In simple human detection systems for use in intrusion or automation systems (alarms, lighting turn-on or turn-off, etc.) there are some motion and proximity switches, based in Passive Infrared sensors, or the well popularized PIR sensors, which can only provide limited on/off functionalities.
PIR sensors are used to sense thermal energy emitted by the human body, detecting emitted, rather than reflected energy. The sensing range distance of the PIR sensors can be from a few millimeters to tens of meters, with the adequate Fresnel lens coupled. Thus, in these night lamps and table lamps the devices based on PIR sensors in the current state of the art practice/technologies are not well suited to decode with the necessary accuracy the user's gesturing movements, and therefore are only well suited to detect the presence/absence of human infrared (IR) radiation, in big landscape scenarios (e.g. intrusion alarms or similar).
With the current state of the art devices and technologies, there are in the market PIR devices based on arrays of 2×2 sensing elements (or bigger arrays) arranged over the same plane (e.g. encapsulated in the same case). When these devices are exposed to situations of asymmetrical planes of gesture decoding, and the user's hand is not facing the decoding device of gesture decoding, or there is a long range of decoding, only trapezoidal areas can be presented to the gesturing decoding plane, and it may be hard or almost impossible to decode the true or false gesturing without complex processing capacity, especially if the gesturing is done far from the decoding devices.
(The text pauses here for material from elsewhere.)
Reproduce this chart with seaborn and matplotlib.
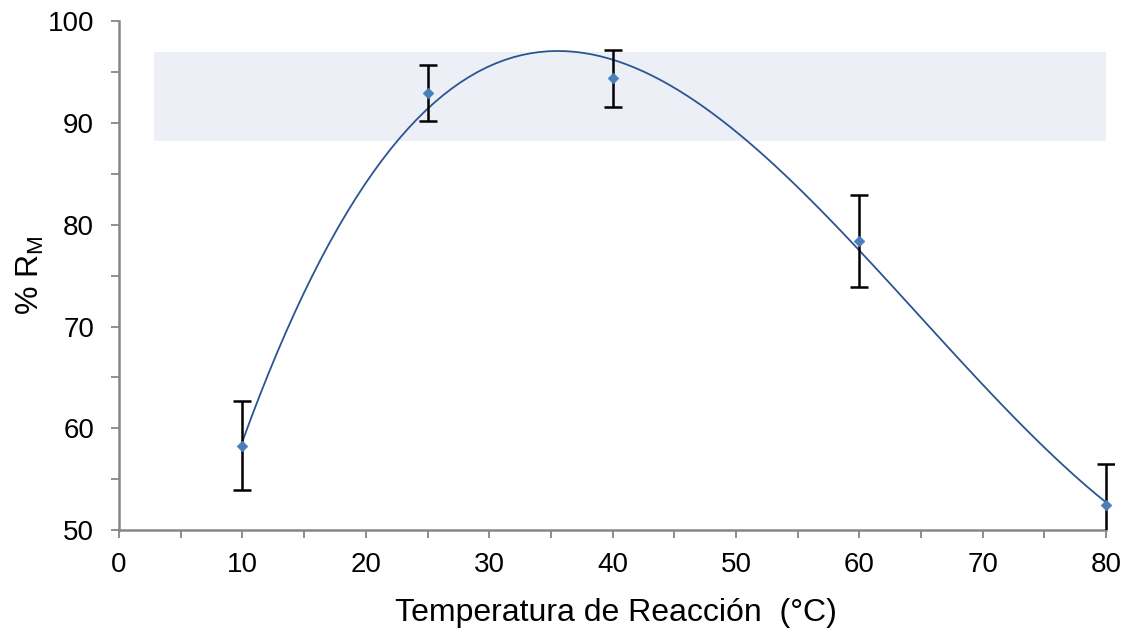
import numpy as np
import pandas as pd
import matplotlib
matplotlib.use("Agg")
import matplotlib.pyplot as plt
import seaborn as sns

temperatura = [10, 25, 40, 60, 80]
rm = [58.3, 92.9, 94.4, 78.4, 52.5]
error = [4.35, 2.75, 2.8, 4.5, 4.0]
band_x = [2.8, 80]
band_low = 88.2
band_high = 97.0
x_ticks = [0, 10, 20, 30, 40, 50, 60, 70, 80]
y_ticks = [50, 60, 70, 80, 90, 100]

sns.set_theme(style="white")
plt.rcParams['font.family'] = ['Liberation Sans', 'DejaVu Sans']
plt.rcParams['text.color'] = 'black'
plt.rcParams['axes.labelcolor'] = 'black'
plt.rcParams['xtick.color'] = 'black'
plt.rcParams['ytick.color'] = 'black'

df = pd.DataFrame({"T": temperatura, "R": rm, "err": error})

fig = plt.figure(figsize=(11.34, 6.41), dpi=100)
ax = fig.add_axes([0.105, 0.173, 0.877, 0.794])

ax.fill_between(band_x, band_low, band_high, color="#ECF0F6", lw=0, zorder=0)

sns.regplot(data=df, x="T", y="R", order=3, ci=None, scatter=False, truncate=True,
            line_kws=dict(color="#2B5592", lw=1.3), ax=ax)
ax.errorbar(df["T"], df["R"], yerr=df["err"], fmt="none", ecolor="black",
            elinewidth=1.8, capsize=6.5, capthick=1.8, zorder=3)
sns.scatterplot(data=df, x="T", y="R", marker="D", s=30, color="#4A7EBB",
                edgecolor="#4A7EBB", ax=ax, zorder=4)

ax.set_xlim(0, 80.6)
ax.set_ylim(50, 100)
ax.set_xticks(x_ticks)
ax.set_yticks(y_ticks)
ax.set_xticks(np.arange(5, 80, 10), minor=True)
ax.set_yticks(np.arange(55, 100, 10), minor=True)
ax.tick_params(axis="both", which="both", direction="out", length=6, width=1.3,
               color="#868686", labelcolor="black", labelsize=20, bottom=True, left=True)
ax.tick_params(axis="y", which="major", pad=12)
ax.tick_params(axis="x", which="major", pad=10)
for side in ["top", "right"]:
    ax.spines[side].set_visible(False)
for side in ["left", "bottom"]:
    ax.spines[side].set_color("#868686")
    ax.spines[side].set_linewidth(1.8)
ax.spines["bottom"].set_bounds(0, 80)

ax.set_xlabel("Temperatura de Reacción  (°C)", fontsize=23, labelpad=14)
ax.set_ylabel("% R$_\\mathregular{M}$", fontsize=23)
ax.yaxis.set_label_coords(-0.073, 0.5)

fig.savefig("out.png", dpi=100)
In general, the disadvantages of almost all the available HMI systems are that they may be inaccurate in commanding the lighting apparatus, and that may include the inability to select and command multiple lighting apparatus, in a simple and easy way, and/or may be complex and expensive due to the use of video-based technologies, with high computer processing requirements (video-cams, computer vision and digital image processing), and/or may have considerable power consumption, and therefore cannot be powered by small batteries neither being able to be used in night lamps and table lamps.